Charles Darwin in his 1859 Origin of Species presented his “theory of descent with modification through natural selection” (later called evolution) in which he argued that universal common descent by natural selection was possible. He contrasted his theory with an alternative he called “the theory of independent acts of creation”. He was careful not to press his case too far, and basically argued that a theory of evolution was an alternative to one version of a theory of creation. Since he avoided controversy, he left it to others to defend his theory in public.

Thomas Henry Huxley is universally acknowledged as the leading defender of Darwin’s theory in the years after the publication of the Origin of Species. But he did much more. His main defense consisted in asserting that Darwin’s theory of evolution was science and the alternative theory of creation was not. He even claimed that evolution was the only possible scientific theory that explained the diversity of life.

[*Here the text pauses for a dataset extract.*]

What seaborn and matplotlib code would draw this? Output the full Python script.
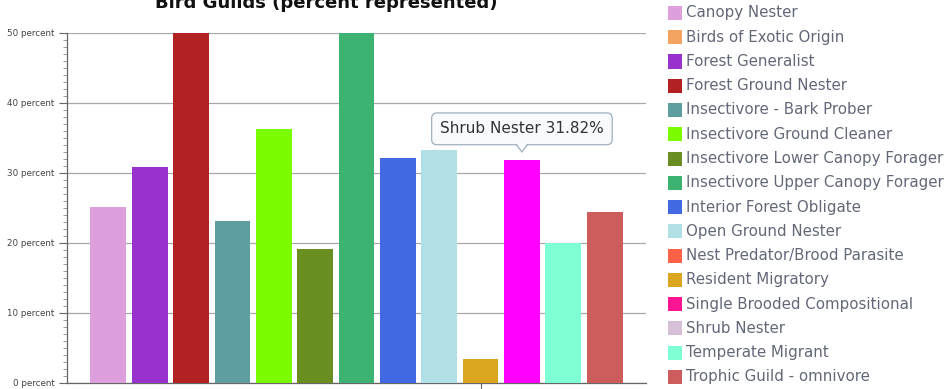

Huxley framed his defense of the theory of evolution and put-down of any theory of creation in terms that avoided the appearance of redefining science, but that was what he was doing. He argued that science must be agnostic about non-empirical forms of knowledge, especially claims for God and the supernatural. This was an argument for what today is known as naturalism. Such a philosophy was already on the rise, with positivism, materialism, and secularism.

Not only were the alternatives to naturalism deprecated, they were considered pseudo-science. But if any theory of creation was not science, then Carl Linnaeus was not doing science when he developed his taxonomy, in which he endeavored to discover all of the created kinds of organisms. Somehow mathematics would still be available to Huxley’s science despite it being a non-empirical form of knowledge.

Another aspect of the controversy was the change in the status of the clergy. One of Huxley’s goals was to remove the clergy from influence over education. As the sciences became professionalized, Huxley was successful in keeping the clergy out. The result was that a thoroughly naturalistic science became ascendant in the universities.

Thus began the strategy of promoting naturalism under the guise of science. It was so successful that people to this day don’t know science was ever otherwise. Such is the historical ignorance of our time that such ideas reign virtually unchallenged.